> **Exercise aim**
Begin at the line that contains "Emit a Python", stop after the line that contains "plt.rcParams['font.family'] = ['Lato', 'Noto", and reproduce only that span, unaltered.

> **Given data**
- - - - -
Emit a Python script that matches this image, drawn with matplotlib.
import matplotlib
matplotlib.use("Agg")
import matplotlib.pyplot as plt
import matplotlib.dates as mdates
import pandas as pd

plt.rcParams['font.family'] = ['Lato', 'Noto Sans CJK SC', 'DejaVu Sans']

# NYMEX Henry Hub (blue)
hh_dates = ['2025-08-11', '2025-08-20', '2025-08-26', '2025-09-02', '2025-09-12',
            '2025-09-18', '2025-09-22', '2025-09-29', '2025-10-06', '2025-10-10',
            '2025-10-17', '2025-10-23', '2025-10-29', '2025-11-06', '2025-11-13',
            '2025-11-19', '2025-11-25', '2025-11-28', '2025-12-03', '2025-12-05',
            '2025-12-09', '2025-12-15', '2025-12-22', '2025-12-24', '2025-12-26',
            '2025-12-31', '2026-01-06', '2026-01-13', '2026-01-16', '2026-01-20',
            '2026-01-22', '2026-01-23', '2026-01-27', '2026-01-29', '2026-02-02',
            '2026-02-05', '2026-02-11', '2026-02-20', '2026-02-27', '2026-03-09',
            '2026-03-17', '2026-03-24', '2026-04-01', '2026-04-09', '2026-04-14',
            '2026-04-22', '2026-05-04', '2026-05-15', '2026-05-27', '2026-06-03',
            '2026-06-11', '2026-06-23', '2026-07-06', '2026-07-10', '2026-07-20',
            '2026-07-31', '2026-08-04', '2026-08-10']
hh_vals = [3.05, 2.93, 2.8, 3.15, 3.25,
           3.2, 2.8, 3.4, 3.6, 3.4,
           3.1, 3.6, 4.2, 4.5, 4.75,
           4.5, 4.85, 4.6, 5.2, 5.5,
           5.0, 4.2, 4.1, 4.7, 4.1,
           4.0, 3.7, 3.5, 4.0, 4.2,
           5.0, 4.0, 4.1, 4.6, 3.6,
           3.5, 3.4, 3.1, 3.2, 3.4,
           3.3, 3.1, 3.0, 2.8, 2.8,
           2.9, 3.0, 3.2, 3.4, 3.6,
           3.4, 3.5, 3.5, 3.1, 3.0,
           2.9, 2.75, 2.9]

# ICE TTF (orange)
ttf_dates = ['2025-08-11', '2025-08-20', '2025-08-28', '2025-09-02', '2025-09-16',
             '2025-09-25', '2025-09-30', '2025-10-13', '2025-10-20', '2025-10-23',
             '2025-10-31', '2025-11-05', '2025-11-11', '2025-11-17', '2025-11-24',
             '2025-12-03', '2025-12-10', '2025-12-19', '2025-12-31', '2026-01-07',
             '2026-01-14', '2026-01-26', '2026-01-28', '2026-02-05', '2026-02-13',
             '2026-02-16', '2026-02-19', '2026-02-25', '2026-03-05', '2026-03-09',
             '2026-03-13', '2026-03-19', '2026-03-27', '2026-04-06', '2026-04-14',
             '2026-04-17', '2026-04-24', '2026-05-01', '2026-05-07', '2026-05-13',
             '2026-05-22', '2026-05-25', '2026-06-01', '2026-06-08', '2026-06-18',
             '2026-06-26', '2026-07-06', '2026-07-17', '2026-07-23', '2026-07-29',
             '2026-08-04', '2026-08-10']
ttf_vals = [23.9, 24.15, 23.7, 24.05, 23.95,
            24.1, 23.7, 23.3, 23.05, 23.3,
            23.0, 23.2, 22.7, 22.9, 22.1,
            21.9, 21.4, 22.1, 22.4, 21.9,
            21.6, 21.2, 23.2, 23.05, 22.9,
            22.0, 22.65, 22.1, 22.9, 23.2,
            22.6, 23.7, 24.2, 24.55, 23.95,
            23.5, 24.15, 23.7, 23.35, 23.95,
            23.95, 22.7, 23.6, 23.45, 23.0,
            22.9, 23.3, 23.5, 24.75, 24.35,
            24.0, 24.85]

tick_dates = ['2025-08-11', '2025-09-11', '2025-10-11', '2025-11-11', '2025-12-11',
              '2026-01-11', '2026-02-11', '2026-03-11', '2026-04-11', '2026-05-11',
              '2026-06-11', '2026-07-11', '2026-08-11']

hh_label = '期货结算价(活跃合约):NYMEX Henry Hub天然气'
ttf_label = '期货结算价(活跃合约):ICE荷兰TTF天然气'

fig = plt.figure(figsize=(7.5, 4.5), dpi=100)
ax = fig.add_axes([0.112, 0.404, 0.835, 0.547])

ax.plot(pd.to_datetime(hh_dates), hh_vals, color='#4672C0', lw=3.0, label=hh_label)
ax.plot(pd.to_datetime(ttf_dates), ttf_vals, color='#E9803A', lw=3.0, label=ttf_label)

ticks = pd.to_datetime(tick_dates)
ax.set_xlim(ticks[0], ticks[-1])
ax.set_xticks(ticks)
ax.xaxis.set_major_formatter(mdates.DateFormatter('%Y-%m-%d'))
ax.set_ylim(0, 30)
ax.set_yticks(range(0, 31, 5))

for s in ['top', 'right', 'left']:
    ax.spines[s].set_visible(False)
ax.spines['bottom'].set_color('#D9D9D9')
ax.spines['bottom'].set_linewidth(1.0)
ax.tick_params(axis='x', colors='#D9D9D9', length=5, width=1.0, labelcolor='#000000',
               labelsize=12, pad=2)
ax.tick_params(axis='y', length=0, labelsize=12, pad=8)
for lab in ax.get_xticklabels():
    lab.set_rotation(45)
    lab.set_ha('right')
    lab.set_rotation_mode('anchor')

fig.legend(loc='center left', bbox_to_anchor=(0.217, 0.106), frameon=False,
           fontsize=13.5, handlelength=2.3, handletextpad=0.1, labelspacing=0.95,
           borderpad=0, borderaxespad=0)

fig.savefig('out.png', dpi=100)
- - - - -
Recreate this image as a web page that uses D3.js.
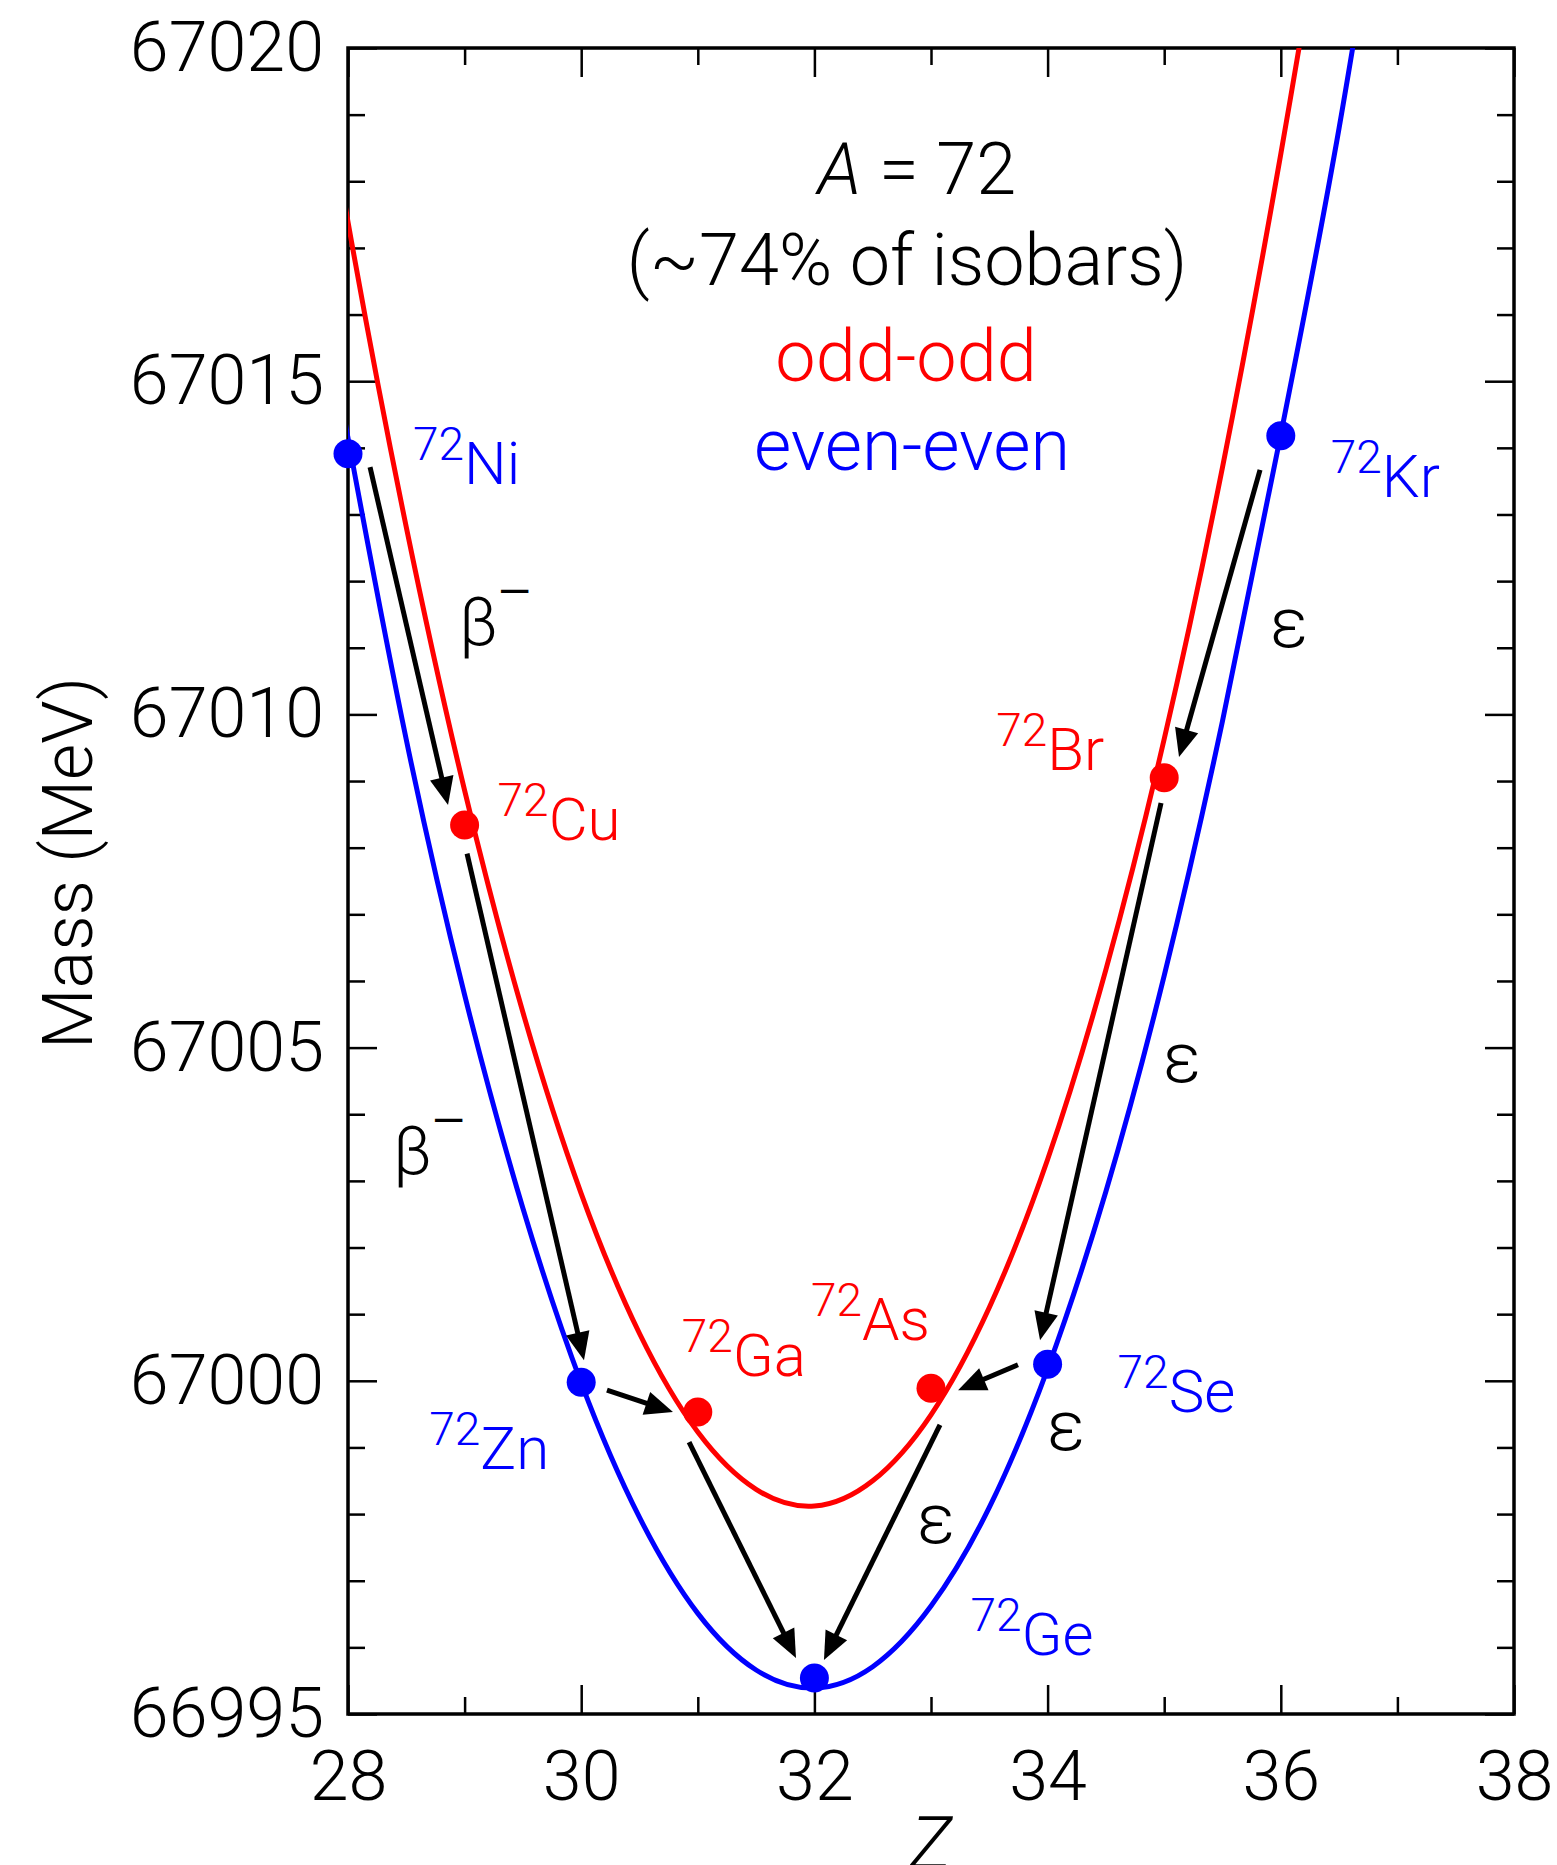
- - - - -
> **Task answer**
Emit a Python script that matches this image, drawn with matplotlib.
import matplotlib
matplotlib.use("Agg")
import matplotlib.pyplot as plt
import matplotlib.dates as mdates
import pandas as pd

plt.rcParams['font.family'] = ['Lato', 'Noto Sans CJK SC', 'DejaVu Sans']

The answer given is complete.